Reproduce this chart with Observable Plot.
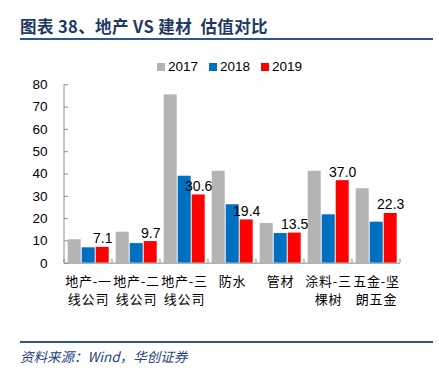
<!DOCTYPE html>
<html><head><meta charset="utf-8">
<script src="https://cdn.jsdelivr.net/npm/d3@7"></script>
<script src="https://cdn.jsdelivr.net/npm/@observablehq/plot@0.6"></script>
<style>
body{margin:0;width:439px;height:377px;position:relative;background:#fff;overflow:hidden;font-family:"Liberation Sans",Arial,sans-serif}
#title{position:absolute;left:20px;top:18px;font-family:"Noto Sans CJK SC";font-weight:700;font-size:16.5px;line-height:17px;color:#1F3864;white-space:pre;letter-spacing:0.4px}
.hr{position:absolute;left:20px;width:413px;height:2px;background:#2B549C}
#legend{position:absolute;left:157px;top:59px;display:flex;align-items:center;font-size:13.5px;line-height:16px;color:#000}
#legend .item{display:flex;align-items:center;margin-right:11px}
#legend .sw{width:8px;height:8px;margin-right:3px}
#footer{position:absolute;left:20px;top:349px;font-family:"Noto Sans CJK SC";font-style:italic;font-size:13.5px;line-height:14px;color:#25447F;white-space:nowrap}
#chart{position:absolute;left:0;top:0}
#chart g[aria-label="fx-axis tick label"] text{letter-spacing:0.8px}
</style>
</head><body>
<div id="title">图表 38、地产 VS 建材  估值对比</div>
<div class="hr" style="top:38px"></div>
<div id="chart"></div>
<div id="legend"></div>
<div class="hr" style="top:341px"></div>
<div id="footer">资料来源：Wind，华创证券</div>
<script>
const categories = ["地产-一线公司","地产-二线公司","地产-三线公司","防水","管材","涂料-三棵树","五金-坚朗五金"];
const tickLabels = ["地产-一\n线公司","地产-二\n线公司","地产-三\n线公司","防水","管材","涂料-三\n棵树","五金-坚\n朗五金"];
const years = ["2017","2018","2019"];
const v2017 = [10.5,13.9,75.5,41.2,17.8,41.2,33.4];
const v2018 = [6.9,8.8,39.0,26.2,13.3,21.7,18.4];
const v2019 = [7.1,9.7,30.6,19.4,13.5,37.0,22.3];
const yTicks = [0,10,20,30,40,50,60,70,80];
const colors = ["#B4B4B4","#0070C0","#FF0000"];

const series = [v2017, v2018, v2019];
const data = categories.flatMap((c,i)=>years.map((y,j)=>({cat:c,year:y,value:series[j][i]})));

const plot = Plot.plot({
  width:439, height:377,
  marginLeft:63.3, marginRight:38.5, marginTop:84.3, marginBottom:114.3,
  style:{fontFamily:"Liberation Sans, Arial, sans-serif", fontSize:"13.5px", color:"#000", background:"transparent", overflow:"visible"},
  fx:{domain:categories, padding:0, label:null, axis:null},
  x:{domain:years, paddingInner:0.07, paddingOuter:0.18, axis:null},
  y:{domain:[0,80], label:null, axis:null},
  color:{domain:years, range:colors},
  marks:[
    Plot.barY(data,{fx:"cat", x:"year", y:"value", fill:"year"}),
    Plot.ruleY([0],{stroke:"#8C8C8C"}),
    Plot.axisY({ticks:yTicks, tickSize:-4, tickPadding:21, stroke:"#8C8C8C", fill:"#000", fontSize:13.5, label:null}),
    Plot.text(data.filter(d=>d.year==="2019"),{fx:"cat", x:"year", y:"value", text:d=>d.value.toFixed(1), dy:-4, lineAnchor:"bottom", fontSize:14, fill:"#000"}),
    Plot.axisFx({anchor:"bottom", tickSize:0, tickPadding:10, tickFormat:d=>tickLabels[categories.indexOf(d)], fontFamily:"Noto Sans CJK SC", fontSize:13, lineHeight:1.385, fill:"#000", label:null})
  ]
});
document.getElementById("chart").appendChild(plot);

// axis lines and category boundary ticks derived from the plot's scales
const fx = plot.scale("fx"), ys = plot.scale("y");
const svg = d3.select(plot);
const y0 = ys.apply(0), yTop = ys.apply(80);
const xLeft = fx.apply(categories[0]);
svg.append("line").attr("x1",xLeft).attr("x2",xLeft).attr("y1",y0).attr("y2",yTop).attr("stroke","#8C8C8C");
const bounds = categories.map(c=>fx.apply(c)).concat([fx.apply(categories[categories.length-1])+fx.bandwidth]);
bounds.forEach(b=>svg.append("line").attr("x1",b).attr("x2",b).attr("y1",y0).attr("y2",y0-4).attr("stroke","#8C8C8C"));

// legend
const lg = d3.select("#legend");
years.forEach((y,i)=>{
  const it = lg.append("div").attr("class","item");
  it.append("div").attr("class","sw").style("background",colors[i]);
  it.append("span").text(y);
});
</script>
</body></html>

PROBLEM. Ignore the images and quote every line of the listing exactly.

OUTPUT OF THE TASK.
Reproduce this chart with Observable Plot.
<!DOCTYPE html>
<html><head><meta charset="utf-8">
<script src="https://cdn.jsdelivr.net/npm/d3@7"></script>
<script src="https://cdn.jsdelivr.net/npm/@observablehq/plot@0.6"></script>
<style>
body{margin:0;width:439px;height:377px;position:relative;background:#fff;overflow:hidden;font-family:"Liberation Sans",Arial,sans-serif}
#title{position:absolute;left:20px;top:18px;font-family:"Noto Sans CJK SC";font-weight:700;font-size:16.5px;line-height:17px;color:#1F3864;white-space:pre;letter-spacing:0.4px}
.hr{position:absolute;left:20px;width:413px;height:2px;background:#2B549C}
#legend{position:absolute;left:157px;top:59px;display:flex;align-items:center;font-size:13.5px;line-height:16px;color:#000}
#legend .item{display:flex;align-items:center;margin-right:11px}
#legend .sw{width:8px;height:8px;margin-right:3px}
#footer{position:absolute;left:20px;top:349px;font-family:"Noto Sans CJK SC";font-style:italic;font-size:13.5px;line-height:14px;color:#25447F;white-space:nowrap}
#chart{position:absolute;left:0;top:0}
#chart g[aria-label="fx-axis tick label"] text{letter-spacing:0.8px}
</style>
</head><body>
<div id="title">图表 38、地产 VS 建材  估值对比</div>
<div class="hr" style="top:38px"></div>
<div id="chart"></div>
<div id="legend"></div>
<div class="hr" style="top:341px"></div>
<div id="footer">资料来源：Wind，华创证券</div>
<script>
const categories = ["地产-一线公司","地产-二线公司","地产-三线公司","防水","管材","涂料-三棵树","五金-坚朗五金"];
const tickLabels = ["地产-一\n线公司","地产-二\n线公司","地产-三\n线公司","防水","管材","涂料-三\n棵树","五金-坚\n朗五金"];
const years = ["2017","2018","2019"];
const v2017 = [10.5,13.9,75.5,41.2,17.8,41.2,33.4];
const v2018 = [6.9,8.8,39.0,26.2,13.3,21.7,18.4];
const v2019 = [7.1,9.7,30.6,19.4,13.5,37.0,22.3];
const yTicks = [0,10,20,30,40,50,60,70,80];
const colors = ["#B4B4B4","#0070C0","#FF0000"];

const series = [v2017, v2018, v2019];
const data = categories.flatMap((c,i)=>years.map((y,j)=>({cat:c,year:y,value:series[j][i]})));

const plot = Plot.plot({
  width:439, height:377,
  marginLeft:63.3, marginRight:38.5, marginTop:84.3, marginBottom:114.3,
  style:{fontFamily:"Liberation Sans, Arial, sans-serif", fontSize:"13.5px", color:"#000", background:"transparent", overflow:"visible"},
  fx:{domain:categories, padding:0, label:null, axis:null},
  x:{domain:years, paddingInner:0.07, paddingOuter:0.18, axis:null},
  y:{domain:[0,80], label:null, axis:null},
  color:{domain:years, range:colors},
  marks:[
    Plot.barY(data,{fx:"cat", x:"year", y:"value", fill:"year"}),
    Plot.ruleY([0],{stroke:"#8C8C8C"}),
    Plot.axisY({ticks:yTicks, tickSize:-4, tickPadding:21, stroke:"#8C8C8C", fill:"#000", fontSize:13.5, label:null}),
    Plot.text(data.filter(d=>d.year==="2019"),{fx:"cat", x:"year", y:"value", text:d=>d.value.toFixed(1), dy:-4, lineAnchor:"bottom", fontSize:14, fill:"#000"}),
    Plot.axisFx({anchor:"bottom", tickSize:0, tickPadding:10, tickFormat:d=>tickLabels[categories.indexOf(d)], fontFamily:"Noto Sans CJK SC", fontSize:13, lineHeight:1.385, fill:"#000", label:null})
  ]
});
document.getElementById("chart").appendChild(plot);

// axis lines and category boundary ticks derived from the plot's scales
const fx = plot.scale("fx"), ys = plot.scale("y");
const svg = d3.select(plot);
const y0 = ys.apply(0), yTop = ys.apply(80);
const xLeft = fx.apply(categories[0]);
svg.append("line").attr("x1",xLeft).attr("x2",xLeft).attr("y1",y0).attr("y2",yTop).attr("stroke","#8C8C8C");
const bounds = categories.map(c=>fx.apply(c)).concat([fx.apply(categories[categories.length-1])+fx.bandwidth]);
bounds.forEach(b=>svg.append("line").attr("x1",b).attr("x2",b).attr("y1",y0).attr("y2",y0-4).attr("stroke","#8C8C8C"));

// legend
const lg = d3.select("#legend");
years.forEach((y,i)=>{
  const it = lg.append("div").attr("class","item");
  it.append("div").attr("class","sw").style("background",colors[i]);
  it.append("span").text(y);
});
</script>
</body></html>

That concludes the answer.